**DATA LINES**.
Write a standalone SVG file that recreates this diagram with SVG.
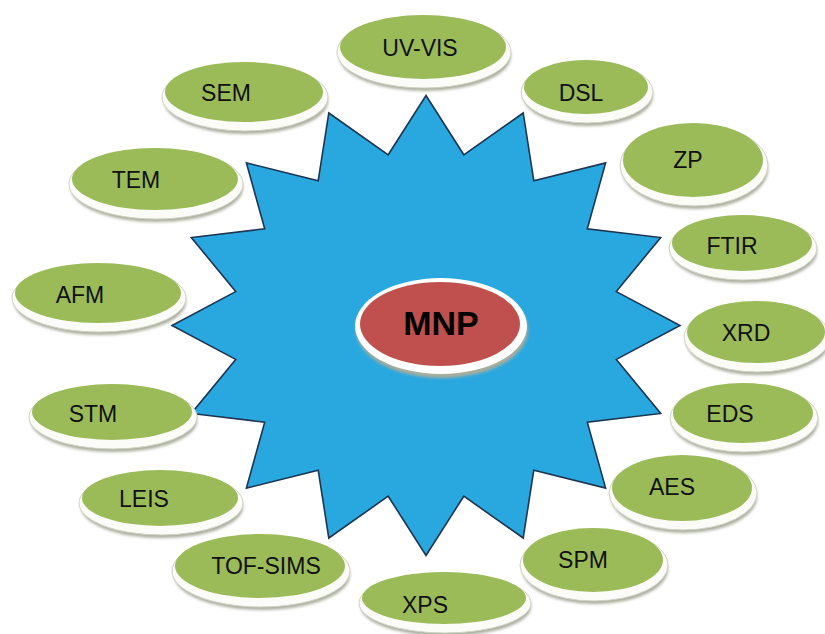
<svg xmlns="http://www.w3.org/2000/svg" width="825" height="634" viewBox="0 0 825 634">
  <defs>
    <filter id="blur" x="-20%" y="-30%" width="140%" height="160%">
      <feGaussianBlur stdDeviation="1.8"/>
    </filter>
  </defs>
  <style>
    .shadow { fill: #a9ad9c; filter: url(#blur); }
    .rim { fill: #fbfbf8; stroke: #cfd2c4; stroke-width: 1; }
    .disc { fill: #9bbb59; }
    .lbl { font-family: "Liberation Sans", Arial, sans-serif; font-size: 23px; fill: #111; text-anchor: middle; }
    .star { fill: #29a8e0; stroke: #1c3550; stroke-width: 1.6; stroke-linejoin: miter; }
    .core { fill: #c0504d; }
    .corerim { fill: #ffffff; }
    .corelbl { font-family: "Liberation Sans", Arial, sans-serif; font-size: 34px; font-weight: bold; fill: #000; text-anchor: middle; }
  </style>
  <rect width="825" height="634" fill="#ffffff"/>

  <g id="star">
    <polygon class="star" points="426,95.5 463.8,154.8 523.2,113 533.8,180.8 605.6,162.9 587.3,228.8 660.7,237.5 616.3,291.6 680,325.5 616.3,359.4 660.7,413.5 587.3,422.2 605.6,488.1 533.8,470.2 523.2,538 463.8,496.2 426,555.5 388.2,496.2 328.8,538 318.2,470.2 246.4,488.1 264.7,422.2 191.3,413.5 235.7,359.4 172,325.5 235.7,291.6 191.3,237.5 264.7,228.8 246.4,162.9 318.2,180.8 328.8,113 388.2,154.8"/>
  </g>

  <g id="MNP">
    <ellipse class="shadow" cx="442" cy="330" rx="86" ry="48"/>
    <ellipse class="corerim" cx="441" cy="326" rx="86" ry="48"/>
    <ellipse class="core" cx="440" cy="324" rx="80" ry="42"/>
    <text class="corelbl" x="441" y="335">MNP</text>
  </g>

  <g id="connectors"></g>

  <g id="UV-VIS" transform="translate(423,47)">
    <ellipse class="shadow" cx="2" cy="9" rx="86" ry="35"/>
    <ellipse class="rim" cx="1" cy="5" rx="87" ry="36"/>
    <ellipse class="disc" rx="83" ry="32"/>
    <text class="lbl" x="-3" y="9">UV-VIS</text>
  </g>
  <g id="SEM" transform="translate(244,92)">
    <ellipse class="shadow" cx="2" cy="9" rx="82" ry="33"/>
    <ellipse class="rim" cx="1" cy="5" rx="83" ry="34"/>
    <ellipse class="disc" rx="79" ry="30"/>
    <text class="lbl" x="-18" y="9">SEM</text>
  </g>
  <g id="DSL" transform="translate(586,87)">
    <ellipse class="shadow" cx="2" cy="9" rx="65" ry="30"/>
    <ellipse class="rim" cx="1" cy="5" rx="66" ry="31"/>
    <ellipse class="disc" rx="62" ry="27"/>
    <text class="lbl" x="-5" y="14">DSL</text>
  </g>
  <g id="TEM" transform="translate(155,179)">
    <ellipse class="shadow" cx="2" cy="9" rx="86" ry="34"/>
    <ellipse class="rim" cx="1" cy="5" rx="87" ry="35"/>
    <ellipse class="disc" rx="83" ry="31"/>
    <text class="lbl" x="-19" y="9">TEM</text>
  </g>
  <g id="ZP" transform="translate(693,160)">
    <ellipse class="shadow" cx="2" cy="9" rx="73" ry="40"/>
    <ellipse class="rim" cx="1" cy="5" rx="74" ry="41"/>
    <ellipse class="disc" rx="70" ry="37"/>
    <text class="lbl" x="-5" y="8">ZP</text>
  </g>
  <g id="FTIR" transform="translate(742,243)">
    <ellipse class="shadow" cx="2" cy="9" rx="73" ry="31"/>
    <ellipse class="rim" cx="1" cy="5" rx="74" ry="32"/>
    <ellipse class="disc" rx="70" ry="28"/>
    <text class="lbl" x="-10" y="11">FTIR</text>
  </g>
  <g id="AFM" transform="translate(98,293)">
    <ellipse class="shadow" cx="2" cy="9" rx="86" ry="33"/>
    <ellipse class="rim" cx="1" cy="5" rx="87" ry="34"/>
    <ellipse class="disc" rx="83" ry="30"/>
    <text class="lbl" x="-18" y="10">AFM</text>
  </g>
  <g id="XRD" transform="translate(756,332)">
    <ellipse class="shadow" cx="2" cy="9" rx="72" ry="34"/>
    <ellipse class="rim" cx="1" cy="5" rx="73" ry="35"/>
    <ellipse class="disc" rx="69" ry="31"/>
    <text class="lbl" x="-10" y="9">XRD</text>
  </g>
  <g id="STM" transform="translate(112,412)">
    <ellipse class="shadow" cx="2" cy="9" rx="83" ry="31"/>
    <ellipse class="rim" cx="1" cy="5" rx="84" ry="32"/>
    <ellipse class="disc" rx="80" ry="28"/>
    <text class="lbl" x="-19" y="10">STM</text>
  </g>
  <g id="EDS" transform="translate(743,413)">
    <ellipse class="shadow" cx="2" cy="9" rx="73" ry="33"/>
    <ellipse class="rim" cx="1" cy="5" rx="74" ry="34"/>
    <ellipse class="disc" rx="70" ry="30"/>
    <text class="lbl" x="-13" y="9">EDS</text>
  </g>
  <g id="LEIS" transform="translate(160,498)">
    <ellipse class="shadow" cx="2" cy="9" rx="81" ry="31"/>
    <ellipse class="rim" cx="1" cy="5" rx="82" ry="32"/>
    <ellipse class="disc" rx="78" ry="28"/>
    <text class="lbl" x="-16" y="9">LEIS</text>
  </g>
  <g id="AES" transform="translate(682,488)">
    <ellipse class="shadow" cx="2" cy="9" rx="73" ry="36"/>
    <ellipse class="rim" cx="1" cy="5" rx="74" ry="37"/>
    <ellipse class="disc" rx="70" ry="33"/>
    <text class="lbl" x="-10" y="7">AES</text>
  </g>
  <g id="TOF-SIMS" transform="translate(260,566)">
    <ellipse class="shadow" cx="2" cy="9" rx="88" ry="35"/>
    <ellipse class="rim" cx="1" cy="5" rx="89" ry="36"/>
    <ellipse class="disc" rx="85" ry="32"/>
    <text class="lbl" x="6" y="8">TOF-SIMS</text>
  </g>
  <g id="SPM" transform="translate(593,560)">
    <ellipse class="shadow" cx="2" cy="9" rx="73" ry="35"/>
    <ellipse class="rim" cx="1" cy="5" rx="74" ry="36"/>
    <ellipse class="disc" rx="70" ry="32"/>
    <text class="lbl" x="-10" y="8">SPM</text>
  </g>
  <g id="XPS" transform="translate(444,598)">
    <ellipse class="shadow" cx="2" cy="9" rx="85" ry="29"/>
    <ellipse class="rim" cx="1" cy="5" rx="86" ry="30"/>
    <ellipse class="disc" rx="82" ry="26"/>
    <text class="lbl" x="-19" y="15">XPS</text>
  </g>
</svg>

**THE TASK**.
Give every line back word for word and leave the pictures out.

**CORRECT OUTPUT**.
Write a standalone SVG file that recreates this diagram with SVG.
<svg xmlns="http://www.w3.org/2000/svg" width="825" height="634" viewBox="0 0 825 634">
  <defs>
    <filter id="blur" x="-20%" y="-30%" width="140%" height="160%">
      <feGaussianBlur stdDeviation="1.8"/>
    </filter>
  </defs>
  <style>
    .shadow { fill: #a9ad9c; filter: url(#blur); }
    .rim { fill: #fbfbf8; stroke: #cfd2c4; stroke-width: 1; }
    .disc { fill: #9bbb59; }
    .lbl { font-family: "Liberation Sans", Arial, sans-serif; font-size: 23px; fill: #111; text-anchor: middle; }
    .star { fill: #29a8e0; stroke: #1c3550; stroke-width: 1.6; stroke-linejoin: miter; }
    .core { fill: #c0504d; }
    .corerim { fill: #ffffff; }
    .corelbl { font-family: "Liberation Sans", Arial, sans-serif; font-size: 34px; font-weight: bold; fill: #000; text-anchor: middle; }
  </style>
  <rect width="825" height="634" fill="#ffffff"/>

  <g id="star">
    <polygon class="star" points="426,95.5 463.8,154.8 523.2,113 533.8,180.8 605.6,162.9 587.3,228.8 660.7,237.5 616.3,291.6 680,325.5 616.3,359.4 660.7,413.5 587.3,422.2 605.6,488.1 533.8,470.2 523.2,538 463.8,496.2 426,555.5 388.2,496.2 328.8,538 318.2,470.2 246.4,488.1 264.7,422.2 191.3,413.5 235.7,359.4 172,325.5 235.7,291.6 191.3,237.5 264.7,228.8 246.4,162.9 318.2,180.8 328.8,113 388.2,154.8"/>
  </g>

  <g id="MNP">
    <ellipse class="shadow" cx="442" cy="330" rx="86" ry="48"/>
    <ellipse class="corerim" cx="441" cy="326" rx="86" ry="48"/>
    <ellipse class="core" cx="440" cy="324" rx="80" ry="42"/>
    <text class="corelbl" x="441" y="335">MNP</text>
  </g>

  <g id="connectors"></g>

  <g id="UV-VIS" transform="translate(423,47)">
    <ellipse class="shadow" cx="2" cy="9" rx="86" ry="35"/>
    <ellipse class="rim" cx="1" cy="5" rx="87" ry="36"/>
    <ellipse class="disc" rx="83" ry="32"/>
    <text class="lbl" x="-3" y="9">UV-VIS</text>
  </g>
  <g id="SEM" transform="translate(244,92)">
    <ellipse class="shadow" cx="2" cy="9" rx="82" ry="33"/>
    <ellipse class="rim" cx="1" cy="5" rx="83" ry="34"/>
    <ellipse class="disc" rx="79" ry="30"/>
    <text class="lbl" x="-18" y="9">SEM</text>
  </g>
  <g id="DSL" transform="translate(586,87)">
    <ellipse class="shadow" cx="2" cy="9" rx="65" ry="30"/>
    <ellipse class="rim" cx="1" cy="5" rx="66" ry="31"/>
    <ellipse class="disc" rx="62" ry="27"/>
    <text class="lbl" x="-5" y="14">DSL</text>
  </g>
  <g id="TEM" transform="translate(155,179)">
    <ellipse class="shadow" cx="2" cy="9" rx="86" ry="34"/>
    <ellipse class="rim" cx="1" cy="5" rx="87" ry="35"/>
    <ellipse class="disc" rx="83" ry="31"/>
    <text class="lbl" x="-19" y="9">TEM</text>
  </g>
  <g id="ZP" transform="translate(693,160)">
    <ellipse class="shadow" cx="2" cy="9" rx="73" ry="40"/>
    <ellipse class="rim" cx="1" cy="5" rx="74" ry="41"/>
    <ellipse class="disc" rx="70" ry="37"/>
    <text class="lbl" x="-5" y="8">ZP</text>
  </g>
  <g id="FTIR" transform="translate(742,243)">
    <ellipse class="shadow" cx="2" cy="9" rx="73" ry="31"/>
    <ellipse class="rim" cx="1" cy="5" rx="74" ry="32"/>
    <ellipse class="disc" rx="70" ry="28"/>
    <text class="lbl" x="-10" y="11">FTIR</text>
  </g>
  <g id="AFM" transform="translate(98,293)">
    <ellipse class="shadow" cx="2" cy="9" rx="86" ry="33"/>
    <ellipse class="rim" cx="1" cy="5" rx="87" ry="34"/>
    <ellipse class="disc" rx="83" ry="30"/>
    <text class="lbl" x="-18" y="10">AFM</text>
  </g>
  <g id="XRD" transform="translate(756,332)">
    <ellipse class="shadow" cx="2" cy="9" rx="72" ry="34"/>
    <ellipse class="rim" cx="1" cy="5" rx="73" ry="35"/>
    <ellipse class="disc" rx="69" ry="31"/>
    <text class="lbl" x="-10" y="9">XRD</text>
  </g>
  <g id="STM" transform="translate(112,412)">
    <ellipse class="shadow" cx="2" cy="9" rx="83" ry="31"/>
    <ellipse class="rim" cx="1" cy="5" rx="84" ry="32"/>
    <ellipse class="disc" rx="80" ry="28"/>
    <text class="lbl" x="-19" y="10">STM</text>
  </g>
  <g id="EDS" transform="translate(743,413)">
    <ellipse class="shadow" cx="2" cy="9" rx="73" ry="33"/>
    <ellipse class="rim" cx="1" cy="5" rx="74" ry="34"/>
    <ellipse class="disc" rx="70" ry="30"/>
    <text class="lbl" x="-13" y="9">EDS</text>
  </g>
  <g id="LEIS" transform="translate(160,498)">
    <ellipse class="shadow" cx="2" cy="9" rx="81" ry="31"/>
    <ellipse class="rim" cx="1" cy="5" rx="82" ry="32"/>
    <ellipse class="disc" rx="78" ry="28"/>
    <text class="lbl" x="-16" y="9">LEIS</text>
  </g>
  <g id="AES" transform="translate(682,488)">
    <ellipse class="shadow" cx="2" cy="9" rx="73" ry="36"/>
    <ellipse class="rim" cx="1" cy="5" rx="74" ry="37"/>
    <ellipse class="disc" rx="70" ry="33"/>
    <text class="lbl" x="-10" y="7">AES</text>
  </g>
  <g id="TOF-SIMS" transform="translate(260,566)">
    <ellipse class="shadow" cx="2" cy="9" rx="88" ry="35"/>
    <ellipse class="rim" cx="1" cy="5" rx="89" ry="36"/>
    <ellipse class="disc" rx="85" ry="32"/>
    <text class="lbl" x="6" y="8">TOF-SIMS</text>
  </g>
  <g id="SPM" transform="translate(593,560)">
    <ellipse class="shadow" cx="2" cy="9" rx="73" ry="35"/>
    <ellipse class="rim" cx="1" cy="5" rx="74" ry="36"/>
    <ellipse class="disc" rx="70" ry="32"/>
    <text class="lbl" x="-10" y="8">SPM</text>
  </g>
  <g id="XPS" transform="translate(444,598)">
    <ellipse class="shadow" cx="2" cy="9" rx="85" ry="29"/>
    <ellipse class="rim" cx="1" cy="5" rx="86" ry="30"/>
    <ellipse class="disc" rx="82" ry="26"/>
    <text class="lbl" x="-19" y="15">XPS</text>
  </g>
</svg>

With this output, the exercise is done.